Repeat the listing in full, word for word.

DATA EXTRACT:
>>>>>

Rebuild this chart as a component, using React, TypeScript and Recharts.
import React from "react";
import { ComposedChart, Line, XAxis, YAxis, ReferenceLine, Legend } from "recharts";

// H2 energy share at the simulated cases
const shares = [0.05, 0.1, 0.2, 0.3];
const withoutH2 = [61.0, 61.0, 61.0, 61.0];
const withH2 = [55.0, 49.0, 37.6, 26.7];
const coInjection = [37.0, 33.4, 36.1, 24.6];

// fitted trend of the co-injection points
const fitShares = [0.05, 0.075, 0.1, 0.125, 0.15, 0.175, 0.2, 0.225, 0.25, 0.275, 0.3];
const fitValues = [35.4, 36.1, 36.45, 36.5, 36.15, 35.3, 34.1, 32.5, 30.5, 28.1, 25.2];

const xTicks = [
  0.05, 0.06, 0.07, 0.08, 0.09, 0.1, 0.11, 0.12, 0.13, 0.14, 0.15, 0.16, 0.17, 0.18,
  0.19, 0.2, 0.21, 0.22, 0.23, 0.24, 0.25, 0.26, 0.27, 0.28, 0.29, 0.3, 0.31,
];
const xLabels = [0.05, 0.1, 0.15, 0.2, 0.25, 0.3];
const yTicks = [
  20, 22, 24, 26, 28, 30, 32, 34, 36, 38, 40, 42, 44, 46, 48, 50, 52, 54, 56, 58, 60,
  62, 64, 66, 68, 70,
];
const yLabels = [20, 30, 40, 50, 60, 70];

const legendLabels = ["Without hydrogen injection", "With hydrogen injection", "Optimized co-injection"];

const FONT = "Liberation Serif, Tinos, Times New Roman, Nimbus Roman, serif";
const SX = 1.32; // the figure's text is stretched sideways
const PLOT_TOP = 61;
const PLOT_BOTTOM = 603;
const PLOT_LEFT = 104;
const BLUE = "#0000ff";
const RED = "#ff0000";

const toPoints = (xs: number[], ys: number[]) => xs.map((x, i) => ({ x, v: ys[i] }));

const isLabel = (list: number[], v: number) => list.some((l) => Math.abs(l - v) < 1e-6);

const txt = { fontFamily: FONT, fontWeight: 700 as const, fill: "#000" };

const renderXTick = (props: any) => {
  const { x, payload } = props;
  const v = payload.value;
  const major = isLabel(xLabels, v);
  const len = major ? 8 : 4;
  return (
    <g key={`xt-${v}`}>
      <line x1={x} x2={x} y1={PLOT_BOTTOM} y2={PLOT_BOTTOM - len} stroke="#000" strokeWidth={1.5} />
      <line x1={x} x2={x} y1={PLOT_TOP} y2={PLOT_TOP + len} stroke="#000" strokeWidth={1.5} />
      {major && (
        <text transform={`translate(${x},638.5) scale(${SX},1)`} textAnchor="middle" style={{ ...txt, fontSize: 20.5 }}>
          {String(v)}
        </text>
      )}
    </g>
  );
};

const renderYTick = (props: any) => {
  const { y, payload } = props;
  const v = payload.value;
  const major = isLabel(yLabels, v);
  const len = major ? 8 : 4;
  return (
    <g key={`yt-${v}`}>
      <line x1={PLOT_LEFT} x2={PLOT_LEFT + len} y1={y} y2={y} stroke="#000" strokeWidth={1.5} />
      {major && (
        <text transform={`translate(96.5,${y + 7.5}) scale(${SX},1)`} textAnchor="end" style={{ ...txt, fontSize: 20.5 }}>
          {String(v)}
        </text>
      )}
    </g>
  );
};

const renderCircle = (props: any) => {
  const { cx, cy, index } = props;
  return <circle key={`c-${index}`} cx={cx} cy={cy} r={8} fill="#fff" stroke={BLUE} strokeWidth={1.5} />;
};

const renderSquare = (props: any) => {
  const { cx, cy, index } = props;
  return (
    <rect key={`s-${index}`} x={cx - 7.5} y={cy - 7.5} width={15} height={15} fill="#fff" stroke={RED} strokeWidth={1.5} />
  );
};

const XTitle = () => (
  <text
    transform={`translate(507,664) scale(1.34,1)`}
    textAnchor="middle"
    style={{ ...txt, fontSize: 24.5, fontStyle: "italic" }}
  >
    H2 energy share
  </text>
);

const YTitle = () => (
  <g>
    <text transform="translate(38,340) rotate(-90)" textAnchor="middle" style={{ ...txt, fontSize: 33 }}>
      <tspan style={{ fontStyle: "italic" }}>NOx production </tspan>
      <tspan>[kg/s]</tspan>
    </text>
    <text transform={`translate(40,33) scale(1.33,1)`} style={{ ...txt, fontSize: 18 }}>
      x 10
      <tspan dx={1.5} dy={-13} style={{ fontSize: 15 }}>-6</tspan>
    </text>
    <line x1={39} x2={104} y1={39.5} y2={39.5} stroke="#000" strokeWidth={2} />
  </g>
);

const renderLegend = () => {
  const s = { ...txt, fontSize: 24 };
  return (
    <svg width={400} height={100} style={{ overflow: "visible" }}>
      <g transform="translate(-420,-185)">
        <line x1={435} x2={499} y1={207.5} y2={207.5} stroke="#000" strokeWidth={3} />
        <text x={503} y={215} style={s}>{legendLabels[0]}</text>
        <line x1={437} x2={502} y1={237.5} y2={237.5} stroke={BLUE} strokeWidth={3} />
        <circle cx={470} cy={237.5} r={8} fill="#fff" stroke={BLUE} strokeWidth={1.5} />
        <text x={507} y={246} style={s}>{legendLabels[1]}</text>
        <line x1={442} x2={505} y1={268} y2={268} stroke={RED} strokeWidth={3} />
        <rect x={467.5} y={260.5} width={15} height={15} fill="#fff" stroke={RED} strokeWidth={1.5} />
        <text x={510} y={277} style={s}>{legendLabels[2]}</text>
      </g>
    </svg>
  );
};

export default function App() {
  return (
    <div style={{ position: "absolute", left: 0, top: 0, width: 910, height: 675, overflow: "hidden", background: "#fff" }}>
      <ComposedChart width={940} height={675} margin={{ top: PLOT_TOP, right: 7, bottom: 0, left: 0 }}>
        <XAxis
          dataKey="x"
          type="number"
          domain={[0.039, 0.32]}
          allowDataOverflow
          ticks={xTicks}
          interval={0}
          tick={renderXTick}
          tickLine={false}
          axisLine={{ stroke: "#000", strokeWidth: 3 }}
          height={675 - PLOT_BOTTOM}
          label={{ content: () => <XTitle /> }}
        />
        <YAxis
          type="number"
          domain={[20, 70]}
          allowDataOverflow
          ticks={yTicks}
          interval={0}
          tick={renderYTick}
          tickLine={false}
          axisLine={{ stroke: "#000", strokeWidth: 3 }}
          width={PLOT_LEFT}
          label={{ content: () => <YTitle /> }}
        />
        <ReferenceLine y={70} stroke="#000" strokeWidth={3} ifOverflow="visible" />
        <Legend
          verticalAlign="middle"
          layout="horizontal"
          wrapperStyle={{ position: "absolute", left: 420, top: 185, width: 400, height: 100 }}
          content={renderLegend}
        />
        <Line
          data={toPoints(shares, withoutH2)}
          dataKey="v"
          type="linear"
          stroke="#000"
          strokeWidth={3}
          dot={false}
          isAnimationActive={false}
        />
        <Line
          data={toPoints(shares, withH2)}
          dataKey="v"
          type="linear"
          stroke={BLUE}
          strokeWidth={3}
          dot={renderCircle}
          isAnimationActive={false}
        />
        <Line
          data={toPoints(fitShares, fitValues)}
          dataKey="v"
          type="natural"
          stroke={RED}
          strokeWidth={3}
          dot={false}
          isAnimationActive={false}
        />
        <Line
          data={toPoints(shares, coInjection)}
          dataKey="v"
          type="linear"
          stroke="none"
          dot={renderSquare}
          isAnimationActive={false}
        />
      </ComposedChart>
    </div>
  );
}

<<<<<

REPLY TO THE EXERCISE:
Rebuild this chart as a component, using React, TypeScript and Recharts.
import React from "react";
import { ComposedChart, Line, XAxis, YAxis, ReferenceLine, Legend } from "recharts";

// H2 energy share at the simulated cases
const shares = [0.05, 0.1, 0.2, 0.3];
const withoutH2 = [61.0, 61.0, 61.0, 61.0];
const withH2 = [55.0, 49.0, 37.6, 26.7];
const coInjection = [37.0, 33.4, 36.1, 24.6];

// fitted trend of the co-injection points
const fitShares = [0.05, 0.075, 0.1, 0.125, 0.15, 0.175, 0.2, 0.225, 0.25, 0.275, 0.3];
const fitValues = [35.4, 36.1, 36.45, 36.5, 36.15, 35.3, 34.1, 32.5, 30.5, 28.1, 25.2];

const xTicks = [
  0.05, 0.06, 0.07, 0.08, 0.09, 0.1, 0.11, 0.12, 0.13, 0.14, 0.15, 0.16, 0.17, 0.18,
  0.19, 0.2, 0.21, 0.22, 0.23, 0.24, 0.25, 0.26, 0.27, 0.28, 0.29, 0.3, 0.31,
];
const xLabels = [0.05, 0.1, 0.15, 0.2, 0.25, 0.3];
const yTicks = [
  20, 22, 24, 26, 28, 30, 32, 34, 36, 38, 40, 42, 44, 46, 48, 50, 52, 54, 56, 58, 60,
  62, 64, 66, 68, 70,
];
const yLabels = [20, 30, 40, 50, 60, 70];

const legendLabels = ["Without hydrogen injection", "With hydrogen injection", "Optimized co-injection"];

const FONT = "Liberation Serif, Tinos, Times New Roman, Nimbus Roman, serif";
const SX = 1.32; // the figure's text is stretched sideways
const PLOT_TOP = 61;
const PLOT_BOTTOM = 603;
const PLOT_LEFT = 104;
const BLUE = "#0000ff";
const RED = "#ff0000";

const toPoints = (xs: number[], ys: number[]) => xs.map((x, i) => ({ x, v: ys[i] }));

const isLabel = (list: number[], v: number) => list.some((l) => Math.abs(l - v) < 1e-6);

const txt = { fontFamily: FONT, fontWeight: 700 as const, fill: "#000" };

const renderXTick = (props: any) => {
  const { x, payload } = props;
  const v = payload.value;
  const major = isLabel(xLabels, v);
  const len = major ? 8 : 4;
  return (
    <g key={`xt-${v}`}>
      <line x1={x} x2={x} y1={PLOT_BOTTOM} y2={PLOT_BOTTOM - len} stroke="#000" strokeWidth={1.5} />
      <line x1={x} x2={x} y1={PLOT_TOP} y2={PLOT_TOP + len} stroke="#000" strokeWidth={1.5} />
      {major && (
        <text transform={`translate(${x},638.5) scale(${SX},1)`} textAnchor="middle" style={{ ...txt, fontSize: 20.5 }}>
          {String(v)}
        </text>
      )}
    </g>
  );
};

const renderYTick = (props: any) => {
  const { y, payload } = props;
  const v = payload.value;
  const major = isLabel(yLabels, v);
  const len = major ? 8 : 4;
  return (
    <g key={`yt-${v}`}>
      <line x1={PLOT_LEFT} x2={PLOT_LEFT + len} y1={y} y2={y} stroke="#000" strokeWidth={1.5} />
      {major && (
        <text transform={`translate(96.5,${y + 7.5}) scale(${SX},1)`} textAnchor="end" style={{ ...txt, fontSize: 20.5 }}>
          {String(v)}
        </text>
      )}
    </g>
  );
};

const renderCircle = (props: any) => {
  const { cx, cy, index } = props;
  return <circle key={`c-${index}`} cx={cx} cy={cy} r={8} fill="#fff" stroke={BLUE} strokeWidth={1.5} />;
};

const renderSquare = (props: any) => {
  const { cx, cy, index } = props;
  return (
    <rect key={`s-${index}`} x={cx - 7.5} y={cy - 7.5} width={15} height={15} fill="#fff" stroke={RED} strokeWidth={1.5} />
  );
};

const XTitle = () => (
  <text
    transform={`translate(507,664) scale(1.34,1)`}
    textAnchor="middle"
    style={{ ...txt, fontSize: 24.5, fontStyle: "italic" }}
  >
    H2 energy share
  </text>
);

const YTitle = () => (
  <g>
    <text transform="translate(38,340) rotate(-90)" textAnchor="middle" style={{ ...txt, fontSize: 33 }}>
      <tspan style={{ fontStyle: "italic" }}>NOx production </tspan>
      <tspan>[kg/s]</tspan>
    </text>
    <text transform={`translate(40,33) scale(1.33,1)`} style={{ ...txt, fontSize: 18 }}>
      x 10
      <tspan dx={1.5} dy={-13} style={{ fontSize: 15 }}>-6</tspan>
    </text>
    <line x1={39} x2={104} y1={39.5} y2={39.5} stroke="#000" strokeWidth={2} />
  </g>
);

const renderLegend = () => {
  const s = { ...txt, fontSize: 24 };
  return (
    <svg width={400} height={100} style={{ overflow: "visible" }}>
      <g transform="translate(-420,-185)">
        <line x1={435} x2={499} y1={207.5} y2={207.5} stroke="#000" strokeWidth={3} />
        <text x={503} y={215} style={s}>{legendLabels[0]}</text>
        <line x1={437} x2={502} y1={237.5} y2={237.5} stroke={BLUE} strokeWidth={3} />
        <circle cx={470} cy={237.5} r={8} fill="#fff" stroke={BLUE} strokeWidth={1.5} />
        <text x={507} y={246} style={s}>{legendLabels[1]}</text>
        <line x1={442} x2={505} y1={268} y2={268} stroke={RED} strokeWidth={3} />
        <rect x={467.5} y={260.5} width={15} height={15} fill="#fff" stroke={RED} strokeWidth={1.5} />
        <text x={510} y={277} style={s}>{legendLabels[2]}</text>
      </g>
    </svg>
  );
};

export default function App() {
  return (
    <div style={{ position: "absolute", left: 0, top: 0, width: 910, height: 675, overflow: "hidden", background: "#fff" }}>
      <ComposedChart width={940} height={675} margin={{ top: PLOT_TOP, right: 7, bottom: 0, left: 0 }}>
        <XAxis
          dataKey="x"
          type="number"
          domain={[0.039, 0.32]}
          allowDataOverflow
          ticks={xTicks}
          interval={0}
          tick={renderXTick}
          tickLine={false}
          axisLine={{ stroke: "#000", strokeWidth: 3 }}
          height={675 - PLOT_BOTTOM}
          label={{ content: () => <XTitle /> }}
        />
        <YAxis
          type="number"
          domain={[20, 70]}
          allowDataOverflow
          ticks={yTicks}
          interval={0}
          tick={renderYTick}
          tickLine={false}
          axisLine={{ stroke: "#000", strokeWidth: 3 }}
          width={PLOT_LEFT}
          label={{ content: () => <YTitle /> }}
        />
        <ReferenceLine y={70} stroke="#000" strokeWidth={3} ifOverflow="visible" />
        <Legend
          verticalAlign="middle"
          layout="horizontal"
          wrapperStyle={{ position: "absolute", left: 420, top: 185, width: 400, height: 100 }}
          content={renderLegend}
        />
        <Line
          data={toPoints(shares, withoutH2)}
          dataKey="v"
          type="linear"
          stroke="#000"
          strokeWidth={3}
          dot={false}
          isAnimationActive={false}
        />
        <Line
          data={toPoints(shares, withH2)}
          dataKey="v"
          type="linear"
          stroke={BLUE}
          strokeWidth={3}
          dot={renderCircle}
          isAnimationActive={false}
        />
        <Line
          data={toPoints(fitShares, fitValues)}
          dataKey="v"
          type="natural"
          stroke={RED}
          strokeWidth={3}
          dot={false}
          isAnimationActive={false}
        />
        <Line
          data={toPoints(shares, coInjection)}
          dataKey="v"
          type="linear"
          stroke="none"
          dot={renderSquare}
          isAnimationActive={false}
        />
      </ComposedChart>
    </div>
  );
}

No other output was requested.